Again, I'm glad you put the caveat in your question that five years out getting a little bit ahead of ourselves but I think it'd be more future development of YD West. Yes.

Dan Rollins – RBC Capital Markets

Okay. Perfect. Thanks Scott. Appreciate it.

Operator

Your next question comes from John McClintock with Pareto Securities. Your line is open.

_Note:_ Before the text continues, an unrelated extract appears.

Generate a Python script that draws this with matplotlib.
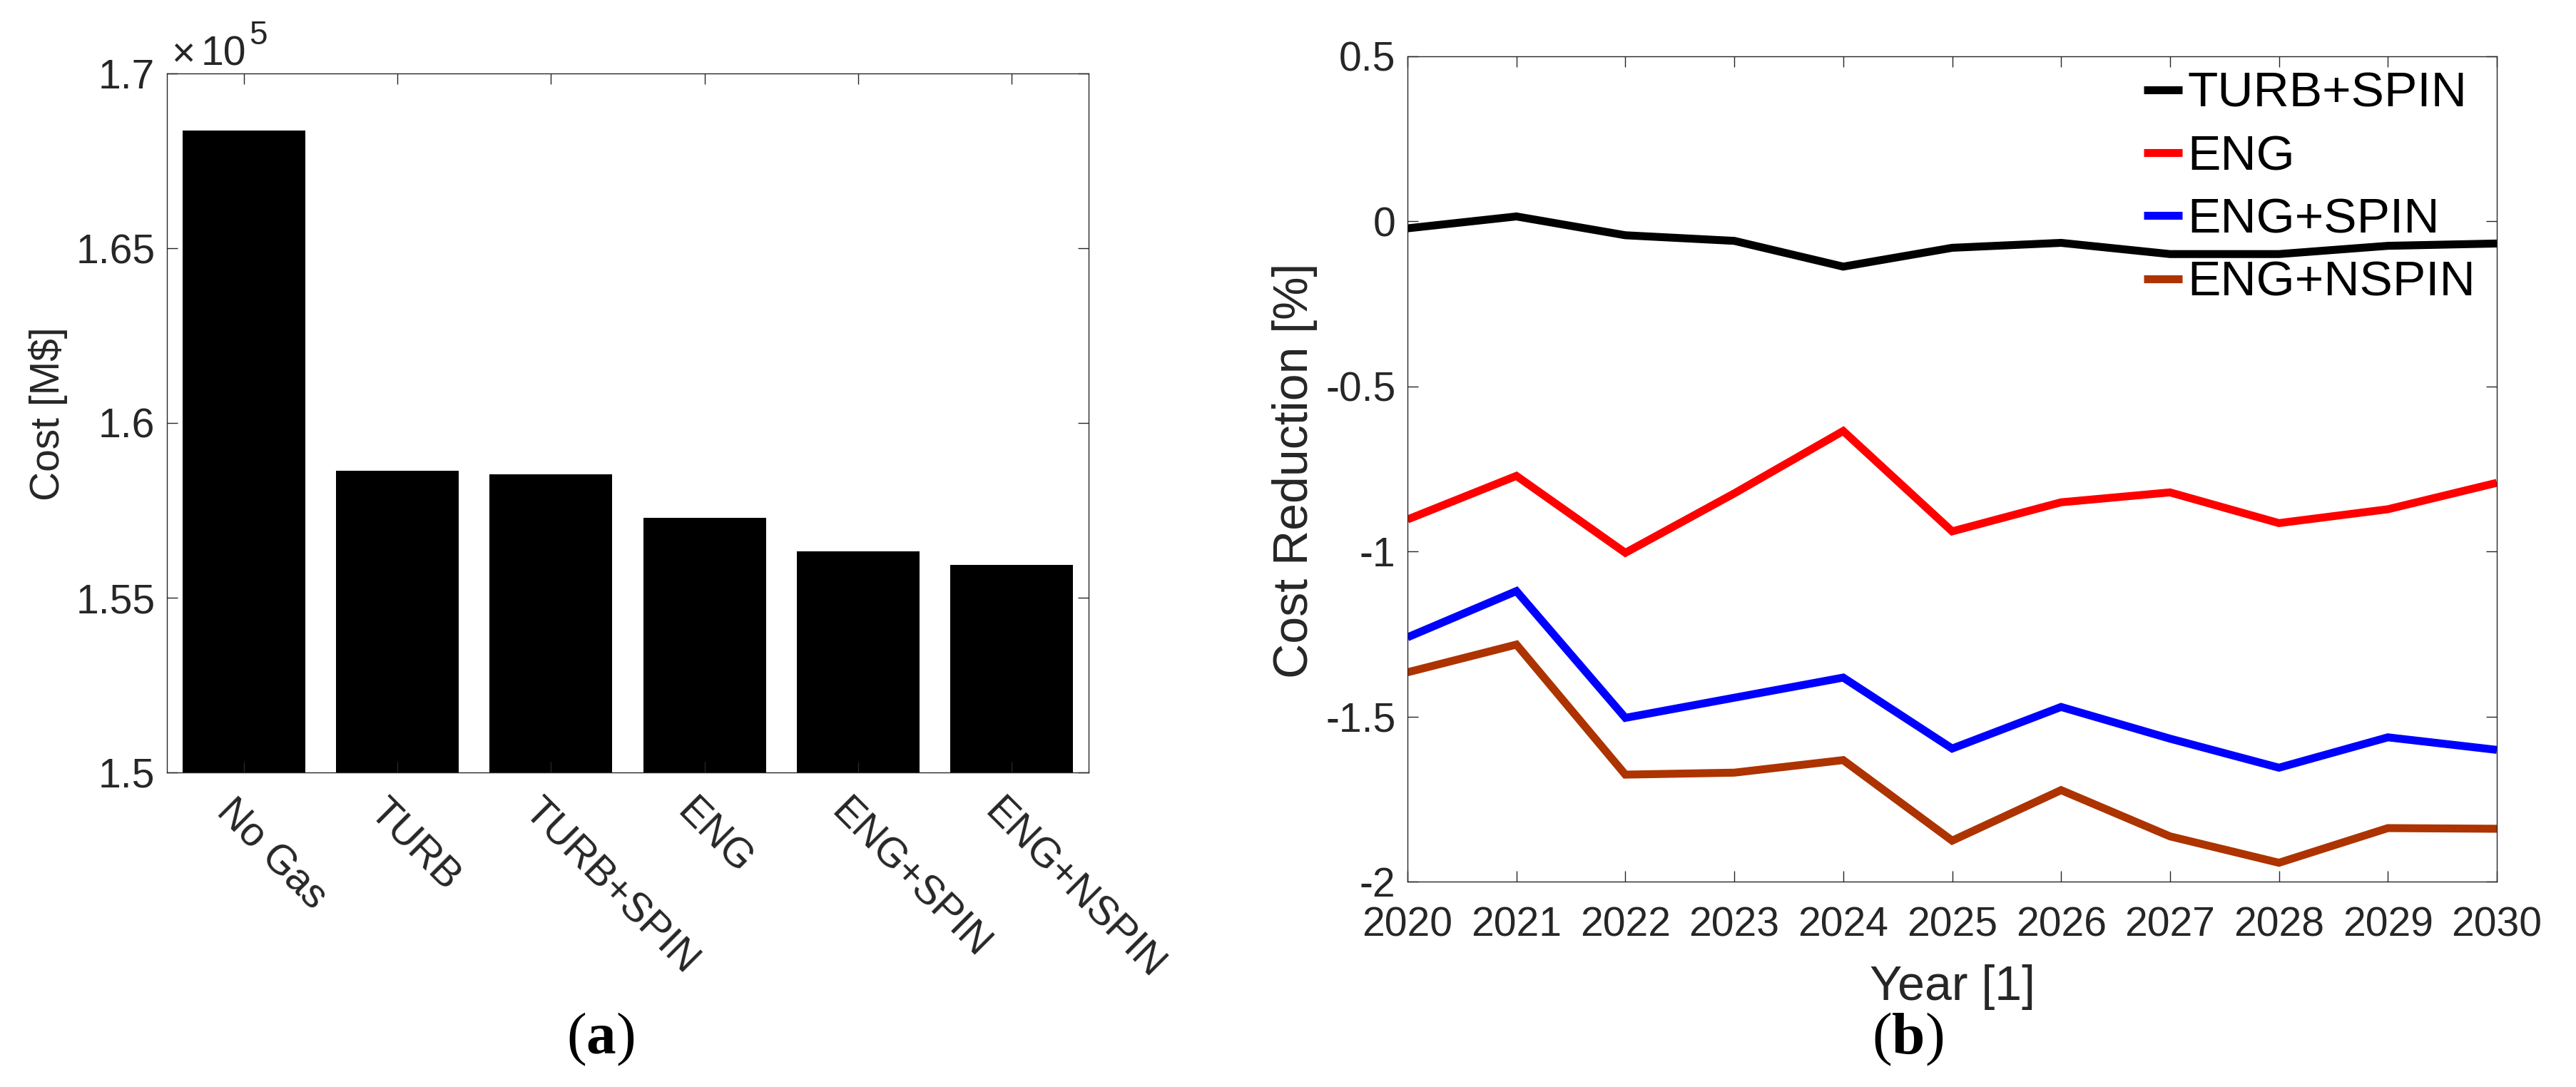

John Clintock – Pareto Securities

Hi Scott. Just a quick question on the one asset that doesn't get much love to commence is there any drilling going on and if so when and how much?

Scott Perry

Hi John. Yes. We've got approximately up to around $5 million committed for commence this year. Again we did do quite a bit of drilling there last year and I think as I highlighted in this call our expiration investment budgets are always success based and I guess on the back of the success we saw last year we are going to ascribe more funding this year. Most of the drilling will take place during the summer season.

John Clintock – Pareto Securities

Yes.

Scott Perry

In British Columbia so it is sort of going to be a midyear sort of new Q3.

John Clintock – Pareto Securities

That's all it is. But good quarter.

Scott Perry

Thank you.

Operator

Your next question comes from Anita Soni with Credit Suisse. Your line is open.

Anita Soni – Credit Suisse

I think it's of $3.6 million –I’m sorry it’s actually $2.7 million in the stockpile is that included in the reserve statement right now?

Scott Perry

Yes. It is. Yes.

Anita Soni – Credit Suisse

And so where – which – it's within the 140,000 ounces in the reserves?

Scott Perry

That is correct.

Anita Soni – Credit Suisse

Okay. All right. Thank you.

Operator

Okay. This concludes the Q&A portion at this time. Thank you for participating in today's conference call. You may now disconnect.